Magicians: are generally "self-employed" (p.29), and tend to act alone in rituals which are not held according to any fixed schedule. Their qualifications are based entirely on personal charisma, which is made manifest through the ability to perform various types of magic. They're emically deemed to gain this charisma via a ritual rebirth plus training in "purely empirical lore" (p.29). Weber doesn't mention if he thinks they do pastoral/salvation work. They focus not on worshipping gods, but on coercing and charming demons. And yes, Weber has decided that the way they operate is in some sense "irrational" (p.29).


Prophets: a person who makes it their personal mission to spearhead a campaign for religious change (whether this is subsequently viewed as an attempt to start a new religion, or just to revitalise an old one). They may focus on preaching and giving advice on how people can live better lives (in which case Weber calls them 'ethical prophets'), or on just making themselves a paragon who others can try to emulate (in which case he calls them 'exemplary prophets'). They generally don't have steady jobs or live in a stable household; they may travel around a lot, beg or do a series of temporary jobs.


'Magicians' seem to be the least exclusive category in Weber's eyes.
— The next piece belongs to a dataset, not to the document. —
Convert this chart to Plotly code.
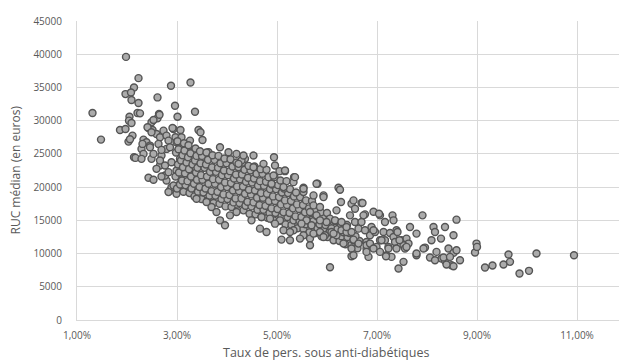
import plotly.graph_objects as go

# ---- data (rate in %, RUC in euros) ----
rate_left = [1.98, 1.31, 1.48, 2.23, 2.14, 1.97, 2.08, 2.09, 2.23, 2.21, 2.26, 2.05, 2.04, 2.09, 1.86, 1.97,
             2.11, 2.03, 2.06, 2.14, 2.17, 2.43, 2.53, 2.61, 2.88, 3.27, 2.96, 3.36, 3.01, 2.64, 2.61, 2.49,
             2.43, 2.51, 2.33, 2.39, 2.46, 2.29, 2.33, 2.59, 2.66, 2.73, 2.79, 2.93, 3.07, 2.97, 3.43, 3.47,
             3.51, 2.49, 2.69, 2.79, 2.66, 2.79, 2.76, 2.86, 2.99, 2.53, 2.65, 2.41, 2.49, 2.83, 2.91, 3.09,
             2.31, 2.46, 2.63, 2.53, 2.69, 2.86, 2.99, 3.13, 3.26, 3.23, 2.29, 2.66, 2.76, 2.59, 2.89, 3.06,
             2.99, 2.83, 2.69, 2.89, 2.83, 3.06, 3.06, 2.93, 3.09, 3.16, 3.33, 3.46, 3.19, 3.36, 3.46, 3.56,
             3.53, 3.63, 3.39, 3.53]
ruc_left = [39600, 31150, 27150, 36400, 35000, 34000, 34250, 33100, 32650, 31150, 31100, 30600, 30000, 29650, 28600, 28750,
            27750, 26850, 27200, 24500, 24400, 21400, 21100, 33500, 35250, 35750, 32250, 31350, 30600, 31000, 30350, 29750,
            28900, 28600, 27150, 26750, 26250, 25750, 25000, 28000, 27500, 28500, 27750, 28750, 28600, 27500, 28600, 28250,
            27100, 24250, 24750, 25750, 23250, 21000, 21750, 19500, 19000, 30100, 30900, 29000, 28250, 27000, 28900, 27500,
            26500, 26000, 26500, 25000, 25600, 26000, 26750, 26250, 27000, 25500, 24250, 24000, 23250, 22750, 23750, 24250,
            22500, 22250, 21600, 20000, 19250, 20500, 22000, 20250, 19750, 20000, 20000, 19500, 21500, 22000, 22500, 21500,
            24500, 25250, 20250, 19750]

rate_core = [3.00, 3.06, 2.97, 3.04, 3.02, 3.08, 2.98, 3.03, 3.01,
             3.13, 3.17, 3.10, 3.16, 3.12, 3.19, 3.11, 3.15, 3.14,
             3.25, 3.29, 3.21, 3.28, 3.24, 3.31, 3.22, 3.27, 3.23,
             3.35, 3.42, 3.34, 3.40, 3.38, 3.41, 3.36, 3.39, 3.37,
             3.49, 3.53, 3.45, 3.51, 3.48, 3.55, 3.47, 3.50, 3.46,
             3.61, 3.65, 3.57, 3.63, 3.60, 3.66, 3.58, 3.62, 3.59,
             3.73, 3.77, 3.69, 3.76, 3.72, 3.78, 3.70, 3.75, 3.71,
             3.85, 3.89, 3.81, 3.88, 3.84, 3.90, 3.82, 3.87, 3.83,
             3.97, 4.01, 3.93, 4.00, 3.96, 4.02, 3.94, 3.99, 3.95,
             4.09, 4.13, 4.05, 4.12, 4.08, 4.14, 4.06, 4.11, 4.07,
             4.21, 4.25, 4.17, 4.24, 4.20, 4.26, 4.18, 4.23, 4.19,
             4.33, 4.37, 4.29, 4.36, 4.32, 4.38, 4.30, 4.35, 4.31,
             4.45, 4.49, 4.41, 4.48, 4.44, 4.50, 4.42, 4.47, 4.43,
             4.57, 4.61, 4.53, 4.60, 4.56, 4.62, 4.54, 4.59, 4.55,
             4.69, 4.73, 4.65, 4.72, 4.68, 4.74, 4.66, 4.71, 4.67,
             4.81, 4.85, 4.77, 4.84, 4.80, 4.86, 4.78, 4.83, 4.79,
             4.93, 4.97, 4.89, 4.96, 4.92, 4.98, 4.90, 4.95,
             5.05, 5.09, 5.01, 5.08, 5.04, 5.10, 5.02, 5.07,
             5.17, 5.21, 5.13, 5.20, 5.16, 5.22, 5.14, 5.19,
             5.29, 5.33, 5.25, 5.32, 5.28, 5.34, 5.26,
             5.41, 5.45, 5.37, 5.44, 5.40, 5.46, 5.38,
             5.53, 5.57, 5.49, 5.56, 5.52, 5.58,
             5.65, 5.69, 5.61, 5.68, 5.64, 5.70,
             5.77, 5.81, 5.73, 5.80, 5.76,
             5.89, 5.93, 5.85, 5.92, 5.88,
             6.01, 6.05, 5.97, 6.04, 6.00,
             6.13, 6.17, 6.09, 6.16,
             6.25, 6.29, 6.21, 6.28,
             6.37, 6.41, 6.33, 6.40,
             6.49, 6.53, 6.45,
             6.61, 6.65, 6.57]
ruc_core = [19800, 20400, 21600, 22200, 23400, 24000, 25200, 25700, 26900,
            19300, 20300, 21000, 22100, 23000, 23700, 24800, 25500, 26600,
            19100, 19800, 20900, 21600, 22700, 23400, 24500, 25100, 26300,
            18600, 19300, 20500, 21100, 22200, 22900, 24000, 24700, 25800,
            18200, 19200, 20000, 21100, 21800, 22900, 23600, 24700, 25400,
            18000, 18700, 19800, 20500, 21600, 22300, 23400, 24100, 25200,
            17600, 18700, 19400, 20500, 21200, 22300, 23000, 24100, 24800,
            17500, 18200, 19300, 20000, 21100, 21800, 22900, 23600, 24700,
            17100, 18200, 18900, 20000, 20700, 21800, 22500, 23600, 24300,
            17000, 17700, 18800, 19500, 20600, 21300, 22400, 23100, 24200,
            16500, 17600, 18300, 19400, 20100, 21200, 21900, 23000, 23700,
            16500, 17200, 18300, 19000, 20100, 20800, 21900, 22600, 23700,
            16000, 17100, 17800, 18900, 19600, 20700, 21400, 22500, 23200,
            15900, 16600, 17700, 18400, 19500, 20200, 21300, 22000, 23100,
            15500, 16600, 17300, 18400, 19100, 20200, 20900, 22000, 22700,
            15400, 16100, 17200, 17900, 19000, 19700, 20800, 21500, 22600,
            15000, 16100, 16800, 17900, 18600, 19700, 20400, 21500,
            14900, 15600, 16700, 17400, 18500, 19200, 20300, 21000,
            14400, 15500, 16200, 17300, 18000, 19100, 19800, 20900,
            14300, 15000, 16100, 16800, 17900, 18600, 19700,
            13800, 14900, 15600, 16700, 17400, 18500, 19200,
            13700, 14400, 15500, 16200, 17300, 18000,
            13200, 14300, 15000, 16100, 16800, 17900,
            13100, 13800, 14900, 15600, 16700,
            12600, 13700, 14400, 15500, 16200,
            12500, 13200, 14300, 15000, 16100,
            12000, 13100, 13800, 14900,
            11900, 12600, 13700, 14400,
            11400, 12500, 13200, 14300,
            11300, 12000, 13100,
            10800, 11900, 12600]

rate_mid = [4.94, 4.96, 5.16, 5.05, 4.93, 4.89, 5.34, 5.33, 5.13, 5.53, 5.53, 5.81, 5.73, 5.93, 6.23, 6.26,
            6.28, 6.49, 6.56, 6.69, 6.46, 6.76, 6.19, 6.06, 5.99, 6.16, 6.29, 5.73, 5.86, 5.66, 5.79, 5.59,
            5.86, 5.49, 5.69, 5.06, 5.13, 5.33, 5.53, 5.66, 5.09, 5.73, 5.86, 5.96, 6.09, 6.19, 6.29, 6.39,
            6.49, 6.63, 6.56, 6.33, 6.53, 6.63, 6.79, 6.86, 6.49, 6.79, 6.49, 5.66, 5.46, 5.26, 5.93, 6.53,
            6.73, 5.26, 5.93, 6.13, 6.39, 6.06, 6.53, 6.83, 4.66, 4.79, 3.86, 3.96, 4.49, 4.69, 4.86, 4.96,
            4.03, 4.19, 4.36, 4.53, 4.73, 3.86, 4.29, 4.33, 4.23, 4.53, 5.16, 5.36, 5.53, 5.79, 3.69, 3.79,
            4.06, 4.19, 3.59, 3.39]
ruc_mid = [24500, 23250, 22400, 22400, 21750, 20500, 21500, 20750, 20000, 19900, 19250, 20500, 18750, 18750, 19900, 19600,
           17750, 17500, 16750, 17600, 15750, 15900, 16500, 15250, 14750, 15000, 14750, 17250, 17000, 16250, 15750, 15000,
           15000, 14500, 14250, 15000, 13500, 13500, 12750, 12250, 12100, 13000, 13250, 12750, 13250, 12750, 13500, 13250,
           13250, 13750, 14750, 11500, 12100, 11500, 11750, 12750, 10750, 10750, 9600, 11250, 12250, 12000, 18500, 18000,
           15750, 13250, 12500, 13000, 14000, 7950, 9750, 9500, 13750, 13250, 15000, 14250, 15000, 15500, 15250, 14500,
           25250, 25000, 24250, 24750, 23500, 26000, 24000, 24750, 23500, 23000, 22500, 21500, 19750, 20500, 17000, 16250,
           15750, 16250, 17750, 18250]

rate_right = [6.71, 6.93, 7.06, 7.16, 7.31, 7.33, 7.91, 8.59, 7.66, 8.13, 8.16, 8.36, 7.79, 8.28, 8.53, 8.09,
              7.96, 7.79, 8.06, 8.19, 8.29, 8.43, 8.53, 8.59, 8.66, 8.49, 8.36, 8.16, 8.53, 8.39, 8.33, 8.46,
              8.96, 8.99, 9.00, 9.16, 9.31, 9.53, 9.63, 9.66, 9.85, 10.04, 10.19, 10.94,
              6.69, 6.76, 6.89, 6.96, 7.13, 7.26, 7.39, 7.06, 7.16, 7.33, 7.49, 7.59, 7.63, 6.99, 7.23, 7.36,
              7.39, 7.19, 7.29, 7.53, 7.56, 7.79, 7.93, 6.79, 6.86, 6.93, 7.06, 7.43, 7.53, 6.79, 6.93, 7.09,
              7.23, 7.41, 7.45, 7.59, 7.18, 7.04]
ruc_right = [17600, 16300, 15750, 14750, 15750, 15000, 15750, 15100, 14000, 14000, 13250, 14000, 13000, 12250, 12750, 12000,
             10900, 9750, 9400, 10250, 9250, 10750, 10100, 10500, 9000, 8250, 8900, 9000, 8100, 8350, 9400, 9500,
             10150, 11500, 11000, 7900, 8200, 8350, 9850, 8750, 7000, 7400, 10000, 9750,
             14750, 13500, 14000, 13250, 13250, 13100, 13500, 12000, 12000, 12500, 12000, 12250, 11500, 11000, 11000, 11750,
             10750, 9750, 9500, 11250, 10750, 10000, 10750, 11250, 11500, 10750, 10250, 7750, 8750, 10250, 13500, 12000,
             10750, 13250, 12000, 11000, 9600, 16000]

x_ticks = [1, 3, 5, 7, 9, 11]
x_tick_text = ["1,00%", "3,00%", "5,00%", "7,00%", "9,00%", "11,00%"]
y_ticks = [0, 5000, 10000, 15000, 20000, 25000, 30000, 35000, 40000, 45000]

rate = rate_left + rate_core + rate_mid + rate_right
ruc = ruc_left + ruc_core + ruc_mid + ruc_right

text_col = "#595959"
grid_col = "#d9d9d9"

fig = go.Figure(go.Scatter(
    x=rate, y=ruc, mode="markers",
    marker=dict(size=7, color="#ababab", line=dict(color="#545454", width=1.4)),
    hoverinfo="skip",
))

fig.update_layout(
    width=619, height=363,
    margin=dict(l=77, r=0, t=21, b=43),
    paper_bgcolor="white", plot_bgcolor="white",
    showlegend=False,
    font=dict(family="Open Sans", color=text_col, size=10),
    xaxis=dict(range=[1, 11.84], tickvals=x_ticks, ticktext=x_tick_text,
               showgrid=True, gridcolor=grid_col, gridwidth=1,
               zeroline=False, showline=True, linecolor=grid_col, linewidth=1,
               ticks="", ticklabelstandoff=6, tickfont=dict(size=10, color=text_col)),
    yaxis=dict(range=[0, 45000], tickvals=y_ticks, tickformat="d",
               showgrid=True, gridcolor=grid_col, gridwidth=1,
               zeroline=False, showline=True, linecolor=grid_col, linewidth=1,
               ticks="", ticklabelstandoff=12, tickfont=dict(size=10, color=text_col)),
    annotations=[
        dict(text="Taux de pers. sous anti-diabétiques", xref="paper", yref="paper",
             x=(326 - 77) / 542, y=-(352 - 320) / 299, xanchor="center", yanchor="middle",
             showarrow=False, font=dict(size=12.5, color=text_col)),
        dict(text="RUC médian (en euros)", xref="paper", yref="paper",
             x=-(77 - 15) / 542, y=0.5, xanchor="center", yanchor="middle", textangle=-90,
             showarrow=False, font=dict(size=12, color=text_col)),
    ],
)

fig.write_html("out.html", config={"displayModeBar": False},
               post_script="document.body.style.margin='0';")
Priests may do magic (p.28)- e.g., given what Weber has to say about magicians and demon-coercion, I'd guess that Catholic exorcisms would count as 'magic' under this system. Successful prophets almost always do magic, or at least have magic attributed to them: they have so much charisma that people would tend to present them as BEST MAGICIAN EVER even if they tried to deny the title. I suspect Weber felt that Christ's resurrection may fall into this category (p.78).

I'm sure that there are going to be at least some things that don't fit into any of these categories, and the specific words 'priest' and 'magician' are probably unhelpful here (especially since, as is often the case with these issues, we start running into serious theoretical difficulties when we try to work the modern-day Pagan movement into the model). The question is, does this describe any sort of general tendency? For example, do people who have fulltime jobs as religious specialists have a greater tendency to present their supernatural patrons as uncoercable?

It would be interesting to see if anyone's tried to systematically test that idea- sadly, since Weber isn't phrasing his ideas in terms of testable hypotheses, it sounds like it would be quite a lot of work.



*For those who care, I've so far seen a binary priest/shaman typology come up in: W.A. Lessa and E.Z. Zogt's Reader in Comparative Religion (1958)

Victor Turner's essay 'Religious Specialists' (originally 1972, but republished in Magic, Witchcraft and Religion: an anthropological study of the supernatural: fourth edition, 1997)

Morton Klass' Ordered Universes (1995)

A somewhat similar typology is proposed in Fredrik Barth's 'The Guru and the Conjurer' (1990, Man, 25, 4, pp.640-653). This article went on to inspire Harvey Whitehouse to write extensively on the same topic; I think his most persuasive article on the issue is still 'Memorable Religion' (1992, Man, 27, 3, pp.777-797), but if you don't have access to that journal then Arguments and Icons is probably the next best bet.